Joan of Arc is a 1948 American hagiographic epic film directed by Victor Fleming, and starring Ingrid Bergman as the French religious icon and war heroine. It was produced by Walter Wanger. It is based on Maxwell Anderson's successful Broadway play Joan of Lorraine, which also starred Bergman, and was adapted for the screen by Anderson himself, in collaboration with Andrew Solt. It is the only film of an Anderson play for which the author himself wrote the film script (at least partially).
Bergman had been lobbying to play Joan for many years, and this film was considered a dream project for her. It received mixed reviews and lower-than-expected box office, though it clearly was not a "financial disaster" as is often claimed. Donald Spoto, in a biography of Ingrid Bergman, even claims that "the critics' denunciations notwithstanding, the film earned back its investment with a sturdy profit".
The movie is considered by some to mark the start of a low period in the actress's career that would last until she made Anastasia in 1956. In April 1949, five months after the release of the film, and before it had gone out on general release, the revelation of Bergman's extramarital relationship with Italian director Roberto Rossellini brought her American screen career to a temporary halt. The nearly two-and-a-half hour film was subsequently drastically edited for its general release, and was not restored to its original length for nearly fifty years.
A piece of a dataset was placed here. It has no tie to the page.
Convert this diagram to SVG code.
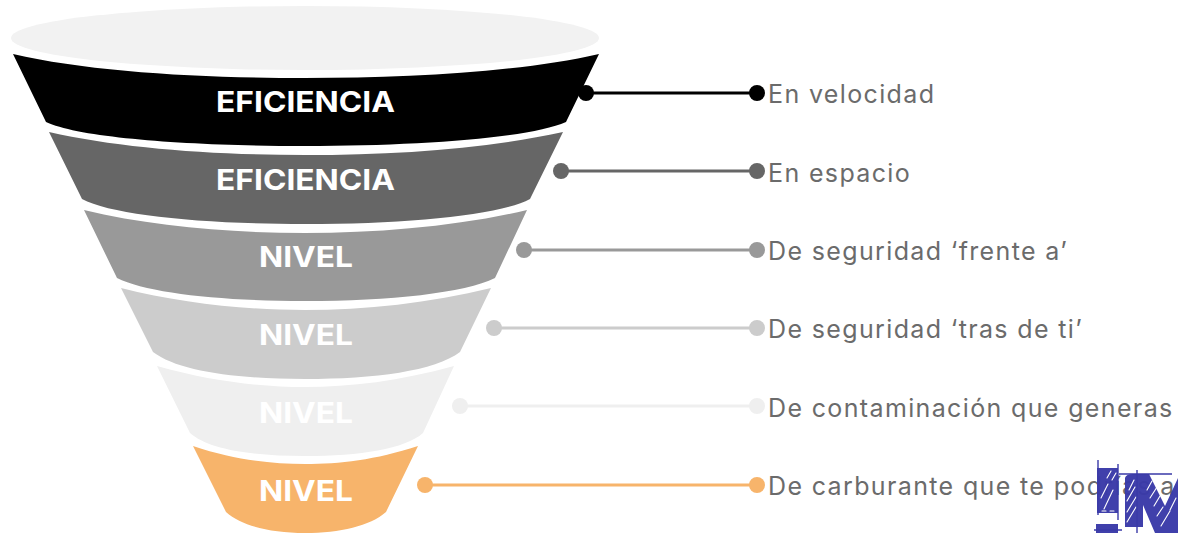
<svg xmlns="http://www.w3.org/2000/svg" width="1178" height="533" viewBox="0 0 1178 533">
<style>
.l{font-family:"Inter","Noto Sans",sans-serif;font-weight:700;font-size:29px;fill:#fff;text-anchor:middle}
.t{font-family:"Inter","Noto Sans",sans-serif;font-size:25px;fill:#6b6b6b;letter-spacing:1.36px}
.c{fill:none;stroke-width:3}
.s{fill:none;stroke:#fff;stroke-width:1.1;stroke-linecap:round}
.b{fill:#3a3aa8;fill-opacity:.97}
.bl{fill:none;stroke:#3a3aa8;stroke-width:1.4}
</style>
<rect width="1178" height="533" fill="#fff"/>
<g id="top"><ellipse cx="305" cy="38" rx="294" ry="32" fill="#f2f2f2"/></g>
<g id="seg1"><path d="M13 54C90 72 200 78 305 78S520 72 599 54L566 122C530 138 420 146 305 146S80 138 46 122Z" fill="#000"/><text class="l" x="305.500" y="112" textLength="179" lengthAdjust="spacingAndGlyphs">EFICIENCIA</text></g>
<g id="seg2"><path d="M49 132C120 148 210 155 305 155S490 148 563 132L530 199C500 215 410 224 305 224S112 215 82 199Z" fill="#666"/><text class="l" x="305.500" y="190" textLength="179" lengthAdjust="spacingAndGlyphs">EFICIENCIA</text></g>
<g id="seg3"><path d="M84 210C150 226 230 233 305 233S460 226 527 210L495 278C465 293 390 301 305 301S147 293 117 278Z" fill="#999"/><text class="l" x="306" y="267" textLength="94" lengthAdjust="spacingAndGlyphs">NIVEL</text></g>
<g id="seg4"><path d="M121 288C180 303 245 310 305 310S430 303 491 288L460 352C435 371 375 379 305 379S178 371 153 352Z" fill="#ccc"/><text class="l" x="306" y="345" textLength="94" lengthAdjust="spacingAndGlyphs">NIVEL</text></g>
<g id="seg5"><path d="M157 366C210 381 260 387 305 387S400 381 454 366L423 433C405 449 360 456 305 456S208 449 190 433Z" fill="#efefef"/><text class="l" x="306" y="423" textLength="94" lengthAdjust="spacingAndGlyphs">NIVEL</text></g>
<g id="seg6"><path d="M193 446C235 460 270 464 305 464S375 460 418 446L386 512C370 526 340 533 305 533S242 526 226 512Z" fill="#f7b46b"/><text class="l" x="306" y="501" textLength="94" lengthAdjust="spacingAndGlyphs">NIVEL</text></g>
<g id="connectors">
<g stroke="#000" fill="#000"><path class="c" d="M586 93H757"/><circle cx="586" cy="93" r="8" stroke="none"/><circle cx="757" cy="93" r="8" stroke="none"/></g>
<g stroke="#666" fill="#666"><path class="c" d="M561 171H757"/><circle cx="561" cy="171" r="8" stroke="none"/><circle cx="757" cy="171" r="8" stroke="none"/></g>
<g stroke="#999" fill="#999"><path class="c" d="M524 250H757"/><circle cx="524" cy="250" r="8" stroke="none"/><circle cx="757" cy="250" r="8" stroke="none"/></g>
<g stroke="#ccc" fill="#ccc"><path class="c" d="M494 328H757"/><circle cx="494" cy="328" r="8" stroke="none"/><circle cx="757" cy="328" r="8" stroke="none"/></g>
<g stroke="#efefef" fill="#efefef"><path class="c" d="M460 406H757"/><circle cx="460" cy="406" r="8" stroke="none"/><circle cx="757" cy="406" r="8" stroke="none"/></g>
<g stroke="#f7b46b" fill="#f7b46b"><path class="c" d="M425 485H757"/><circle cx="425" cy="485" r="8" stroke="none"/><circle cx="757" cy="485" r="8" stroke="none"/></g>
</g>
<g id="labels">
<text class="t" x="768" y="103">En velocidad</text>
<text class="t" x="768" y="182">En espacio</text>
<text class="t" x="768" y="260">De seguridad ‘frente a’</text>
<text class="t" x="768" y="338">De seguridad ‘tras de ti’</text>
<text class="t" x="768" y="417">De contaminación que generas</text>
<text class="t" x="768" y="495">De carburante que te podrías a</text>
</g>
<g id="logo">
<path class="b" d="M1097 468H1118V513H1097ZM1096 524H1118V533H1096ZM1125 478Q1126 474 1133 474H1149L1165 506L1178 478V533H1155L1143 505V527H1125Z"/>
<path class="s" d="M1104 509L1113 490M1101 498L1108 484M1107 478L1111 471M1112 480L1116 473M1102 511H1106M1110 511H1114M1129 490L1134 480M1127 501L1135 487M1127 512L1136 497M1127 522L1136 507M1147 490L1152 481M1150 498L1157 487M1154 506L1160 496M1157 516L1163 507M1161 526L1170 511M1170 510L1176 498"/>
<path class="bl" d="M1098 460V515M1119 474H1172M1137 470V533M1094 530H1122M1118 464V520"/>
</g>
</svg>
Bergman and co-star Jose Ferrer (making his first film appearance and playing the Dauphin) received Academy Award nominations for their performances. The film was director Victor Fleming's last project - he died only two months after its release.
In Michael Sragow's 2008 biography of the director, he claims that Fleming, who was, according to Sragrow, romantically involved with Ingrid Bergman at the time, was deeply unhappy with the finished product, and even wept upon seeing it for the first time. Sragrow speculates that the disappointment of the failed relationship and the failure of the film may have led to Fleming's fatal heart attack, but there is no real evidence to support this.